Sunday, Oct 12, 2008 - 12:03:50 am CDT

It’s been five weeks since officials at Newell-Rubbermaid announced that its Vise-Grip plant in DeWitt would close late this month or early next.

Since then, community leaders have been searching for another business to move to town, occupy the building and, hopefully, employ some of the more than 300 employees who will lose their jobs when the factory closes.

So far, they’ve had little luck.

“I can’t tell you that we’ve had any bites,” said Jason Sokolewicz, an economic development consultant with NPPD — one of several groups working with the village of DeWitt to attract a new business to town.

NPPD put together and sent a brochure to businesses and trade journals advertising the 376,000-square-foot building housing Vise-Grip, and also the workforce of 330 the company employees.

The Nebraska Department of Economic Development and Gage County Economic Development also are working with the Saline County community of 550 to find something to replace the Vise-Grip plant, which operates under the name Irwin Tool, said DeWitt Village Board Chairman Randy Badman.

Sokolewicz said it benefits NPPD — the community’s electricity provider — to find a new business to replace Vise-Grip.

“It’s a good thing for us to have business and people employed in  the communities that we serve,” he said.

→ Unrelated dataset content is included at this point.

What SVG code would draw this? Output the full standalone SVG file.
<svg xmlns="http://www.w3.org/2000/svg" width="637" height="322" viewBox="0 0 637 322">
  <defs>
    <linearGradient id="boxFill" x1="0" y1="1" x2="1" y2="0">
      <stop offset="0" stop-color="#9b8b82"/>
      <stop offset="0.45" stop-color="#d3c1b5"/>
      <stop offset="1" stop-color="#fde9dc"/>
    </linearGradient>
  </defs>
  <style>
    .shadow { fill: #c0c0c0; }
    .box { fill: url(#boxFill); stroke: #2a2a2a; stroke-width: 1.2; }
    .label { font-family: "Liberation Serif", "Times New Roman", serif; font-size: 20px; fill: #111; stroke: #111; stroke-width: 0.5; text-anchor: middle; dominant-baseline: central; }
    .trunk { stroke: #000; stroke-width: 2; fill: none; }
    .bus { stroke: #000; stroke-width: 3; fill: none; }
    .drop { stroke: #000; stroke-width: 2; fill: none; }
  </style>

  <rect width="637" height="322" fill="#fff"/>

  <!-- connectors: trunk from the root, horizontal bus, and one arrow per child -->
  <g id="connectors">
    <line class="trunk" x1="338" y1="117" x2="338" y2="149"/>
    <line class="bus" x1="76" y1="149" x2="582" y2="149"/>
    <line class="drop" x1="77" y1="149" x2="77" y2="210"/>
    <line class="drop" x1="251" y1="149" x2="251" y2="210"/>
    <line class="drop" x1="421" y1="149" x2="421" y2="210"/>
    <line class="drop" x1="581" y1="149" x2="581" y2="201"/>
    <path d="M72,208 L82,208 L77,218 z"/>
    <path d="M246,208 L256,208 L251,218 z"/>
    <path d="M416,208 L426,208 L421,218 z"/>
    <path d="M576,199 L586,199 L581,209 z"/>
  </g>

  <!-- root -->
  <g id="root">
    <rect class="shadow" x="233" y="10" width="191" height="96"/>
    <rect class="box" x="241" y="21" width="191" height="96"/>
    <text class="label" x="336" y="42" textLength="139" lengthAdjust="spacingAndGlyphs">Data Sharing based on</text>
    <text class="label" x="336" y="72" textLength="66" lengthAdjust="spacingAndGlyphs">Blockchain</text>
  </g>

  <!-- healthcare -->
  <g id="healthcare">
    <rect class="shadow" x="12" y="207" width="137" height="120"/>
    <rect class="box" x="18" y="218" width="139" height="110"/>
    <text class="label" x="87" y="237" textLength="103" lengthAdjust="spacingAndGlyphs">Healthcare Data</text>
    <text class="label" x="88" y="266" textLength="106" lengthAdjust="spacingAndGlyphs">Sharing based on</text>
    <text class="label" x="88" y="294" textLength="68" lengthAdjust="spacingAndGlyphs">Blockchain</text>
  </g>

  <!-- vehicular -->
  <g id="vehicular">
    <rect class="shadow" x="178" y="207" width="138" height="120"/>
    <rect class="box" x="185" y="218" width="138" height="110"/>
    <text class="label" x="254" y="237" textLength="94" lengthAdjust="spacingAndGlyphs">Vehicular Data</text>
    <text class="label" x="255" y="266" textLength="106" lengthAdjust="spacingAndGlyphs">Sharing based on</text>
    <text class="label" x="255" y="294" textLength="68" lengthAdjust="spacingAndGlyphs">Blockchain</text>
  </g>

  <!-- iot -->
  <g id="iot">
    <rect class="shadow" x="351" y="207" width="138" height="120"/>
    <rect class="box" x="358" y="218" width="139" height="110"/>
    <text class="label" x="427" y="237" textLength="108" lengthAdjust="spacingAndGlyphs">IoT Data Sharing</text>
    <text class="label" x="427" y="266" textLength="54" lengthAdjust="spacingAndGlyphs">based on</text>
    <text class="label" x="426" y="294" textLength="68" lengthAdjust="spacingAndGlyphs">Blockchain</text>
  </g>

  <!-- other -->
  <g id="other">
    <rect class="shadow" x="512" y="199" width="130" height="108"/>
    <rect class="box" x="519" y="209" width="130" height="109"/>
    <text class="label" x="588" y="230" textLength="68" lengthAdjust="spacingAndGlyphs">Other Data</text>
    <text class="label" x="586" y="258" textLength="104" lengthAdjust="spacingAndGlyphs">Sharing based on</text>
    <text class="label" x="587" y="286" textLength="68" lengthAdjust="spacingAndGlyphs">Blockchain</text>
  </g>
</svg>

But the recent downturn in the economy has made that task more difficult, he said.

“It’s not the best time, obviously, but there’s still companies that are solid financially that are still making investments,” he said.

Spokesman David Doolittle said Newell-Rubbermaid is working with state, county and local groups to find a new use for the Vise-Grip building.

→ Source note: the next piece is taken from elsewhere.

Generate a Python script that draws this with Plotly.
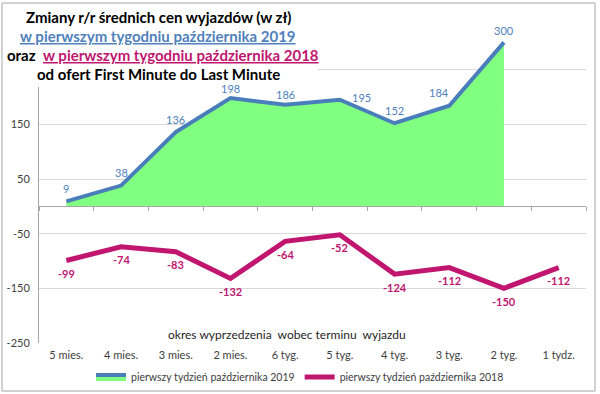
import plotly.graph_objects as go

categories = ["5 mies.", "4 mies.", "3 mies.", "2 mies.", "6 tyg.", "5 tyg.", "4 tyg.", "3 tyg.", "2 tyg.", "1 tydz."]
values_2019 = [9, 38, 136, 198, 186, 195, 152, 184, 300]
values_2018 = [-99, -74, -83, -132, -64, -52, -124, -112, -150, -112]
y_ticks = [-250, -150, -50, 50, 150, 250, 350]
y_ticktext = ["-250", "-150", "-50", "50", "150", "", ""]

name_2019 = "pierwszy tydzień października 2019"
name_2018 = "pierwszy tydzień października 2018"

BLUE = "#4A7EBB"
BLUE_TXT = "#4F81BD"
MAG = "#C0166F"
GREEN = "#80FF80"
FONT = "Lato"

W, H = 600, 394
L, R, T, B = 39, 14, 15, 51
PW, PH = W - L - R, H - T - B


def px(x):
    return (x - L) / PW


def py(y):
    return (H - B - y) / PH


fig = go.Figure()

fig.add_trace(go.Scatter(
    x=categories[:len(values_2019)], y=values_2019, name=name_2019,
    mode="lines", fill="tozeroy", fillcolor=GREEN,
    line=dict(color=BLUE, width=4), hoverinfo="x+y",
))
fig.add_trace(go.Scatter(
    x=categories, y=values_2018, name=name_2018,
    mode="lines",
    line=dict(color=MAG, width=5), hoverinfo="x+y",
))
# dummy trace for the zero-line axis with tick marks
fig.add_trace(go.Scatter(x=[0], y=[0], xaxis="x2", mode="markers",
                         marker=dict(opacity=0), showlegend=False, hoverinfo="skip"))

fig.update_layout(
    width=W, height=H,
    margin=dict(l=L, r=R, t=T, b=B, autoexpand=False),
    paper_bgcolor="white", plot_bgcolor="white",
    font=dict(family=FONT, size=11, color="#404040"),
    xaxis=dict(
        type="category", range=[-0.5, 9.5], showgrid=False, showline=False,
        ticks="", tickfont=dict(family=FONT, size=11, color="#404040"),
        zeroline=False, automargin=False, ticklabelstandoff=4,
    ),
    xaxis2=dict(
        overlaying="x", anchor="free", position=250 / 600,
        range=[-0.5, 9.5], tickvals=[i + 0.5 for i in range(-1, 10)],
        showticklabels=False, ticks="outside", ticklen=4, tickcolor="#A6A6A6",
        showline=True, linecolor="#A6A6A6", linewidth=1, showgrid=False, zeroline=False,
    ),
    yaxis=dict(
        range=[-250, 350], tickvals=y_ticks, ticktext=y_ticktext,
        showgrid=True, gridcolor="#D9D9D9", gridwidth=1,
        showline=True, linecolor="#A6A6A6", linewidth=1,
        zeroline=False, ticks="", ticklabelstandoff=6, automargin=False,
        tickfont=dict(family=FONT, size=11, color="#404040"),
    ),
    legend=dict(
        orientation="h", x=px(300), xanchor="center", y=py(377), yanchor="middle",
        font=dict(family=FONT, size=10.5, color="#404040"),
        itemwidth=30, tracegroupgap=0, bgcolor="rgba(0,0,0,0)",
    ),
    showlegend=True,
)

shapes = [
    # title background
    dict(type="rect", xref="paper", yref="paper", x0=px(3), x1=px(318), y0=py(87), y1=py(4),
         fillcolor="white", line=dict(width=0), layer="above"),
    # outer border
    dict(type="rect", xref="paper", yref="paper", x0=px(2), x1=px(595), y0=py(391), y1=py(3),
         fillcolor="rgba(0,0,0,0)", line=dict(color="#A6A6A6", width=1), layer="above"),
]
fig.update_layout(shapes=shapes)

ann = []
# data labels
shift_2019 = [(0, 13), (0, 13), (0, 12), (0, 10), (0, 10), (22, 2), (0, 13), (-10, 13), (0, 12)]
for c, v, (dx, dy) in zip(categories, values_2019, shift_2019):
    ann.append(dict(text=str(v), x=c, y=v, xref="x", yref="y", xshift=dx, yshift=dy,
                    font=dict(family=FONT, size=11, color=BLUE_TXT),
                    xanchor="center", yanchor="middle", showarrow=False))
for c, v in zip(categories, values_2018):
    ann.append(dict(text=f"<b>{v}</b>", x=c, y=v, xref="x", yref="y", yshift=-13,
                    font=dict(family=FONT, size=11, color=MAG),
                    xanchor="center", yanchor="middle", showarrow=False))

cx = px(158)
big_font = dict(family=FONT, size=15, color="black")
titles = [
    dict(text="<b>Zmiany r/r średnich cen wyjazdów (w zł)</b>", x=cx, y=py(17),
         font=big_font),
    dict(text="<b>w pierwszym tygodniu października 2019</b>", x=cx, y=py(36),
         font=dict(family=FONT, size=15, color=BLUE_TXT, lineposition="under")),
    dict(text="<b>oraz</b>", x=px(38), y=py(55), xanchor="right",
         font=big_font),
    dict(text="<b>w pierwszym tygodniu października 2018</b>", x=px(41), y=py(55), xanchor="left",
         font=dict(family=FONT, size=15, color=MAG, lineposition="under")),
    dict(text="<b>od ofert First Minute do Last Minute</b>", x=cx, y=py(74),
         font=big_font),
    dict(text="okres wyprzedzenia  wobec terminu  wyjazdu", x=px(287), y=py(334),
         font=dict(family=FONT, size=12, color="#262626")),
]
for a in titles:
    a.setdefault("xanchor", "center")
    a.update(xref="paper", yref="paper", yanchor="middle", showarrow=False)
ann.extend(titles)
fig.update_layout(annotations=ann)

fig.write_html("out.html", config={"displayModeBar": False},
               post_script="document.body.style.margin='0';")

Newell-Rubbermaid is considering auctioning off the property, once production at the factory stops, Doolittle said. But when that will be is still unclear.

“We just need to make sure that we wrap up our operations in an orderly  manner,” he said.

Doolittle said Newell-Rubbermaid also has worked with Nebraska Workforce Development and other agencies to help Vise-Grip employees find new work.

“It was a very difficult decision to make,” Doolittle said of closing the plant. “We realize the impact it has on the community, and we’ve been working hard to help our employees transition to new employment, and we’re going to continue to do that.”

That, he said, involves offering employees a severance package, one he called generous.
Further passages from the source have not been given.